TASK DIRECTIONS: Below are entries; repeat exactly, and nothing else, the lines from the one holding "Convert this chart to Chart.js code." through the one holding "const seriesNames = ['K", inclusive. Leave the pictures out.

DATA FOR PROCESSING:
● ● ● ●

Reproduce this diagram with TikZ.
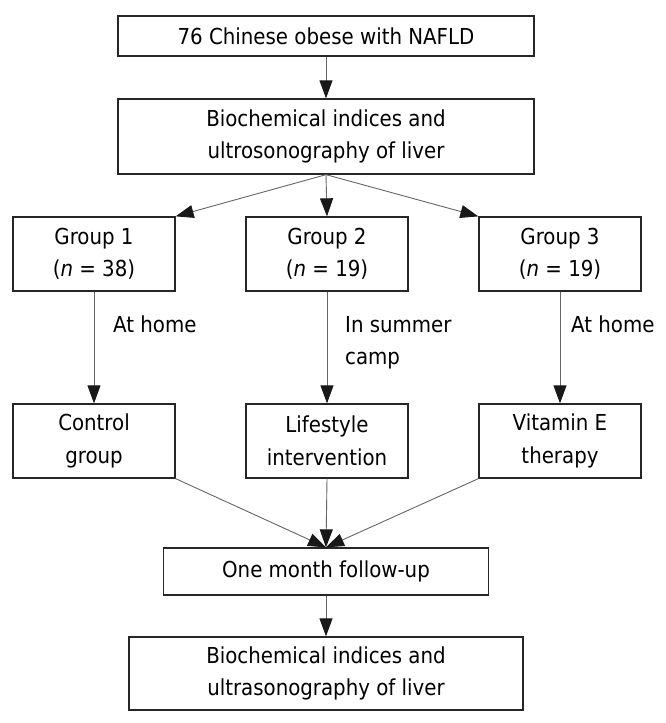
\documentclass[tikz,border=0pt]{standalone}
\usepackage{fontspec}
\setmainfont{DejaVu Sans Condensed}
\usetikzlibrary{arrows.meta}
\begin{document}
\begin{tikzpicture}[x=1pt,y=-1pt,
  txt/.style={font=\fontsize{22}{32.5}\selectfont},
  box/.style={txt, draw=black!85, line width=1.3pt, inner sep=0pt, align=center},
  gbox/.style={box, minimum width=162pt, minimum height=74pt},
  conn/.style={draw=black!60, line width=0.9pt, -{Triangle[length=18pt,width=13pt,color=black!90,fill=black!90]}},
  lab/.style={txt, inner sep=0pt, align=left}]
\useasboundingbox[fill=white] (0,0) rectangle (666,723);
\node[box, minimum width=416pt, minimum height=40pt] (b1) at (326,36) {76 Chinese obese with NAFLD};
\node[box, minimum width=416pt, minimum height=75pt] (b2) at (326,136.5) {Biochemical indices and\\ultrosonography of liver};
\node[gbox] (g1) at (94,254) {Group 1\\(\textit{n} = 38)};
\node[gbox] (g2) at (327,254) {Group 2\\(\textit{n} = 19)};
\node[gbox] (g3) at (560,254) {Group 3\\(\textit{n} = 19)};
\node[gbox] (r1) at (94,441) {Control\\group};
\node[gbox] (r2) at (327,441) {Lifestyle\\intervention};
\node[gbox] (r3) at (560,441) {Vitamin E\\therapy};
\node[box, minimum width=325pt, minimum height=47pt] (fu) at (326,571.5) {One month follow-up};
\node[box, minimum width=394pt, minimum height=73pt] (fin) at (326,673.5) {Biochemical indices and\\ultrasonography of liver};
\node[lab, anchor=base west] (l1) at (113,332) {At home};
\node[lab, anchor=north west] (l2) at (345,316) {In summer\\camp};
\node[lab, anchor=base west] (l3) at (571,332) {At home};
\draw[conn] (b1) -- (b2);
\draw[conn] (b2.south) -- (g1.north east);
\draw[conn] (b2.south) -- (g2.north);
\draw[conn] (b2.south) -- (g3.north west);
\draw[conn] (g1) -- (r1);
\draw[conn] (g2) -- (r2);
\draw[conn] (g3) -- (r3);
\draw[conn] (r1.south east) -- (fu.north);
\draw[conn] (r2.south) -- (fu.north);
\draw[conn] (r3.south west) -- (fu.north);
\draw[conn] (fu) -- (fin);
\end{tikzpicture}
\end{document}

● ● ● ●

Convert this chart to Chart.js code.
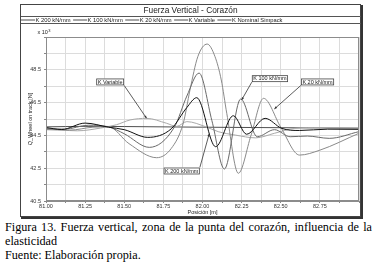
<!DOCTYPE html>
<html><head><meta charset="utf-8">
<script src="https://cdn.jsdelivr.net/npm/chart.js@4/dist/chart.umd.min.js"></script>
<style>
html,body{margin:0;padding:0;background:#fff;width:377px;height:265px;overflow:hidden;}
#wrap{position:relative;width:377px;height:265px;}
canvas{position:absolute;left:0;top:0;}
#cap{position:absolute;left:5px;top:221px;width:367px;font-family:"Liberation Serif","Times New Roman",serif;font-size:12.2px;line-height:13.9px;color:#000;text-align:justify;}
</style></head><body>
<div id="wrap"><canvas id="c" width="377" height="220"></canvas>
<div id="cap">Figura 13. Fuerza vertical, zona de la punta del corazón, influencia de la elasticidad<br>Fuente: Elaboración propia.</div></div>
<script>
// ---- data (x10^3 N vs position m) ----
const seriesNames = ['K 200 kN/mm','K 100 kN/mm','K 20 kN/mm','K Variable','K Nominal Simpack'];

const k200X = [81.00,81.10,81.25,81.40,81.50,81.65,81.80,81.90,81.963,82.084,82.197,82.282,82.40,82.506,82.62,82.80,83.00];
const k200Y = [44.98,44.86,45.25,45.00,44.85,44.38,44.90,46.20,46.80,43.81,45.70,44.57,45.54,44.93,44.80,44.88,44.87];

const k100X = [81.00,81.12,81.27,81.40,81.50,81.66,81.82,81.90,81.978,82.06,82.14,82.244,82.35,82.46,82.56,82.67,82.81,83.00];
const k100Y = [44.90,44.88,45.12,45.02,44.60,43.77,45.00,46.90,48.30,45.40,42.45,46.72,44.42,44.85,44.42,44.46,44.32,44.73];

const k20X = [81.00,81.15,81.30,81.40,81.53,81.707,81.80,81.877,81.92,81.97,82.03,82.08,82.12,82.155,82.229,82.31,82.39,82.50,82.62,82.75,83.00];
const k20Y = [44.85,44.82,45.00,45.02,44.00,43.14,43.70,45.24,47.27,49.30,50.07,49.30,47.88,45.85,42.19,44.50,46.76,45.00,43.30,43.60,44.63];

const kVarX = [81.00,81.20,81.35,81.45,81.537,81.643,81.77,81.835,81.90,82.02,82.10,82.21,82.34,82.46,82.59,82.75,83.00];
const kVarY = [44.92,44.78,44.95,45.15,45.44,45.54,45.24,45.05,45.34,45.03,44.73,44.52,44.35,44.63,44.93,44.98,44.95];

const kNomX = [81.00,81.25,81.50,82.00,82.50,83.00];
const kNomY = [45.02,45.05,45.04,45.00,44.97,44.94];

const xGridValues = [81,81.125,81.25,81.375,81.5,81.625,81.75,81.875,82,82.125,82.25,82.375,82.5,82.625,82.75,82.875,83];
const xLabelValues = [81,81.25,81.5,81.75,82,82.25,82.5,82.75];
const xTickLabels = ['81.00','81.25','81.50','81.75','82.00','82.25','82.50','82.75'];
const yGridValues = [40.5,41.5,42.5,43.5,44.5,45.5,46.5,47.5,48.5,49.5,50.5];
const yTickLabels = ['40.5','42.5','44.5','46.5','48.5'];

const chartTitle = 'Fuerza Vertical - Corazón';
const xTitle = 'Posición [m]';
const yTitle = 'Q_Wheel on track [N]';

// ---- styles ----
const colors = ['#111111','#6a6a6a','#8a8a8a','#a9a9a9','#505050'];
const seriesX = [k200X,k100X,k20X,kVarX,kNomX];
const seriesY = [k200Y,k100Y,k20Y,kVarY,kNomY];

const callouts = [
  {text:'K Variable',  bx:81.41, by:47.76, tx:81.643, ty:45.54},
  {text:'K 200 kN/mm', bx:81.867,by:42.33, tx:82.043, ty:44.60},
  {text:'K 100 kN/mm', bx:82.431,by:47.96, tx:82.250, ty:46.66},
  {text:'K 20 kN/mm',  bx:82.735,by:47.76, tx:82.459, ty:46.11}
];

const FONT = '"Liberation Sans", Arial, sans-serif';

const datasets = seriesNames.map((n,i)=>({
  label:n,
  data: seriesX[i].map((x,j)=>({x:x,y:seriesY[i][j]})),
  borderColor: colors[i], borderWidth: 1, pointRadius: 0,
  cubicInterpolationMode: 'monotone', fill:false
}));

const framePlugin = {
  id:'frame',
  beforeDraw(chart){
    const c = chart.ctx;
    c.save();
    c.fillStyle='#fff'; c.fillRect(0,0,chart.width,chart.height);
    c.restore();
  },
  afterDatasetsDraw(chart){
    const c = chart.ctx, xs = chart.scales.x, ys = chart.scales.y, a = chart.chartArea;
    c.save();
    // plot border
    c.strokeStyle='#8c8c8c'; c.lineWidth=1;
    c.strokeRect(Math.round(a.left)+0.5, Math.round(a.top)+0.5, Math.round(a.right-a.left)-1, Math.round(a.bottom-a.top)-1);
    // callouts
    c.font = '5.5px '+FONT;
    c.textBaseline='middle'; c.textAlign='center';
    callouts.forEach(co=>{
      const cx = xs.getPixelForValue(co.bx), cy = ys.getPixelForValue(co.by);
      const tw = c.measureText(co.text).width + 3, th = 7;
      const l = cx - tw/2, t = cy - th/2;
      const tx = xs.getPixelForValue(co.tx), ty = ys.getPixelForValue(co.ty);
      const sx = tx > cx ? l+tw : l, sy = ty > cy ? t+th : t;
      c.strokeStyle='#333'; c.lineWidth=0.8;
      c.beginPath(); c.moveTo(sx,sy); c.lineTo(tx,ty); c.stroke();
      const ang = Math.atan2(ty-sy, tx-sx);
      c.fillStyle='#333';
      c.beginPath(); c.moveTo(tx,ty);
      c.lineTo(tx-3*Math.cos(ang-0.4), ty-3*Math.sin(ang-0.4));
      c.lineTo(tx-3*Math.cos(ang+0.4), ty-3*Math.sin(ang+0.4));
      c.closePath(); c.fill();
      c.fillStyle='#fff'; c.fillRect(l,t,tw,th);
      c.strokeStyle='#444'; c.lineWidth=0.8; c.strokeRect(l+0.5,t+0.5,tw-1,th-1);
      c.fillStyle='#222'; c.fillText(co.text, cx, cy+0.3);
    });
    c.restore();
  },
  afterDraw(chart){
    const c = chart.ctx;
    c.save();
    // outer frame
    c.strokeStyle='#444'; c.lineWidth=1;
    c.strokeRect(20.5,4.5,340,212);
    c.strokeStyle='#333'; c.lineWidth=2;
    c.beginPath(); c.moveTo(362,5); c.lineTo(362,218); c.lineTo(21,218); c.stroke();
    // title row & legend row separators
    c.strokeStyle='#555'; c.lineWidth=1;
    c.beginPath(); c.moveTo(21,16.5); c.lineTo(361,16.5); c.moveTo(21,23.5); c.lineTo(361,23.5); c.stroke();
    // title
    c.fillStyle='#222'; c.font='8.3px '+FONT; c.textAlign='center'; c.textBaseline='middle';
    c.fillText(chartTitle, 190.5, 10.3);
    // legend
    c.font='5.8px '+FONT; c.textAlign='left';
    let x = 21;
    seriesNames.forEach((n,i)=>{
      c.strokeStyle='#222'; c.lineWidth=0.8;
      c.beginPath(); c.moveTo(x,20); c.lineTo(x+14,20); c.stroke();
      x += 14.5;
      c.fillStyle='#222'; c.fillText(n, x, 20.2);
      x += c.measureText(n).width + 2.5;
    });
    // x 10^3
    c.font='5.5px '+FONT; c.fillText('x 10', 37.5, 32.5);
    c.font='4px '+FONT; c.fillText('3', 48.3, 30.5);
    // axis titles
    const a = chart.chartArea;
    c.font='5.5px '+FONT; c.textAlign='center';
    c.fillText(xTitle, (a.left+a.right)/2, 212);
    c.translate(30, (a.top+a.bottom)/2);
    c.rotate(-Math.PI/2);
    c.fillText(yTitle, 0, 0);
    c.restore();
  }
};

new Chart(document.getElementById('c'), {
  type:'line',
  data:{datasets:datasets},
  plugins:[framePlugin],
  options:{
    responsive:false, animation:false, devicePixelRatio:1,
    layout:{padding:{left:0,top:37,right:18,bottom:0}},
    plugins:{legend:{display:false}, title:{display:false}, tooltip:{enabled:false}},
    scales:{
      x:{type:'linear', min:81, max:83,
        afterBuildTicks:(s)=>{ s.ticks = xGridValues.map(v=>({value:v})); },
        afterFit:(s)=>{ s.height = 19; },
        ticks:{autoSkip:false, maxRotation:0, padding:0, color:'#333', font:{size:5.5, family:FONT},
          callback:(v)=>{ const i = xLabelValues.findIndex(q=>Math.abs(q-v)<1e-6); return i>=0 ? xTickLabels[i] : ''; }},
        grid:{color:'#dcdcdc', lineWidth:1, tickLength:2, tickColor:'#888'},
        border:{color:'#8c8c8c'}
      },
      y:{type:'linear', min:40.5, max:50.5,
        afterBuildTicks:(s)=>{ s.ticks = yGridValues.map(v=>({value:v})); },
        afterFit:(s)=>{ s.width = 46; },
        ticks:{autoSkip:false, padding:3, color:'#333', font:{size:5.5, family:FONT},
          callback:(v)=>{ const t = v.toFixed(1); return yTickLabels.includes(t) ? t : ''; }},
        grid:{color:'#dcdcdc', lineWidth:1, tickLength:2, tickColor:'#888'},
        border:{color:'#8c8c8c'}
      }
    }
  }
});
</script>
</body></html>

● ● ● ●

WRITTEN ANSWER:
Convert this chart to Chart.js code.
<!DOCTYPE html>
<html><head><meta charset="utf-8">
<script src="https://cdn.jsdelivr.net/npm/chart.js@4/dist/chart.umd.min.js"></script>
<style>
html,body{margin:0;padding:0;background:#fff;width:377px;height:265px;overflow:hidden;}
#wrap{position:relative;width:377px;height:265px;}
canvas{position:absolute;left:0;top:0;}
#cap{position:absolute;left:5px;top:221px;width:367px;font-family:"Liberation Serif","Times New Roman",serif;font-size:12.2px;line-height:13.9px;color:#000;text-align:justify;}
</style></head><body>
<div id="wrap"><canvas id="c" width="377" height="220"></canvas>
<div id="cap">Figura 13. Fuerza vertical, zona de la punta del corazón, influencia de la elasticidad<br>Fuente: Elaboración propia.</div></div>
<script>
// ---- data (x10^3 N vs position m) ----
const seriesNames = ['K 200 kN/mm','K 100 kN/mm','K 20 kN/mm','K Variable','K Nominal Simpack'];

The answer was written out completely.